Next time you’re afraid to share ideas, remember someone once said in a meeting let’s make a film with a tornado full of sharks.

I had to laugh about this advice, which received an automatic promotion into my future talks and presentations on creativity and innovation!

Self-censorship is the silent killer of ideas. 

Even before they get thrown into the creative deathmatch environment, we all too often experience. It is a surprise anything changes!

Education organisations like schools rely on the creative capacity of their workforce. We laud innovation like any other industry, but the intentional design of the conditions for innovation is often missing.

Internal idea filtering starts in the small ways we perceive a threat and our experiences of socialising new ideas for lessons, programmes or projects. Yes, it comes back to the feedback dynamic we often explore in this newsletter.

You might say self-censorship indirectly results from poorly designed feedback experiences — a second-order effect of poor communication.

Whenever I am talking to people about when new ideas spring up, they say the shower, driving, or washing the dishes. The process of generating ideas unconsciously with intuition is universal.

How about you?
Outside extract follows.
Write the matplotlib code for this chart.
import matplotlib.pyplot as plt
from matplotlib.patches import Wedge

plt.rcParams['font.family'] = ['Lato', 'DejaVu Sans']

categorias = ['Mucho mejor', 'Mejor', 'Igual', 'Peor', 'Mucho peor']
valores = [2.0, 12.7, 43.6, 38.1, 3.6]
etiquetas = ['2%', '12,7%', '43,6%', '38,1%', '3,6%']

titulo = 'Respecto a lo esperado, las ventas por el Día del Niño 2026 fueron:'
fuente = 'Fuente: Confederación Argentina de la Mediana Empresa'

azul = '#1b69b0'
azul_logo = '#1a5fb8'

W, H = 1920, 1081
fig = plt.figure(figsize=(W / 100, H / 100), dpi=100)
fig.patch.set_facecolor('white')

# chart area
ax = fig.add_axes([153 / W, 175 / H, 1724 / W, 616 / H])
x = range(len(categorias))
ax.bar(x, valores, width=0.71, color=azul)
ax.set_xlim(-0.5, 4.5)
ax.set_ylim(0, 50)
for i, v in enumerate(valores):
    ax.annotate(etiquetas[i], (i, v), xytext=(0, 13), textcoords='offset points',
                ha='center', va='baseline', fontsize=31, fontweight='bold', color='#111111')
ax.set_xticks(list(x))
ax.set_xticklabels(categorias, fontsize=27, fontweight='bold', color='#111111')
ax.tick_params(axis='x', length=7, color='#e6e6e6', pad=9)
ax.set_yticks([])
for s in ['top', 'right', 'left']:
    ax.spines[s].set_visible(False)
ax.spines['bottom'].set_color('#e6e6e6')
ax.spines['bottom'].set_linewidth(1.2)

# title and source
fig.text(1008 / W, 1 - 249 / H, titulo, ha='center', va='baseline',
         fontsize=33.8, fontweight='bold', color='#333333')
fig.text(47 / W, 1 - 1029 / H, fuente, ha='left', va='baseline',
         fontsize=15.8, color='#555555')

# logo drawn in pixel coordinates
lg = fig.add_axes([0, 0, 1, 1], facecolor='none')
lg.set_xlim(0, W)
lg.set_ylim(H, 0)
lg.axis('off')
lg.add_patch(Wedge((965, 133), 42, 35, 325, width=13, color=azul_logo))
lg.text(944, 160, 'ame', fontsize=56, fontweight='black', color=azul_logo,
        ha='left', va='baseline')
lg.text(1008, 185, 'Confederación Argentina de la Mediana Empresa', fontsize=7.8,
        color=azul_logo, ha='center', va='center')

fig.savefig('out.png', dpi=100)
When does inspiration strike?

And it is essential to note here that self-censorship, judgement and evaluation is a conscious choice, even if it feels habitual.

self-censoring doesn’t exist in the unconscious or in ideas, which are free to combine in improbable and ever-mixing associations. ~ Paolo Belardi, quoting Georg Wilhelm Friedrich Hegel.

We can say “Yes, and” or even “this is a safe space to share ideas”, all we want, but if the internal conditions for expression are hampered, we are all worse off.

We must reckon with the health of our creative mindset, but we cannot abdicate our collective responsibility for a supportive environment for new ideas in education.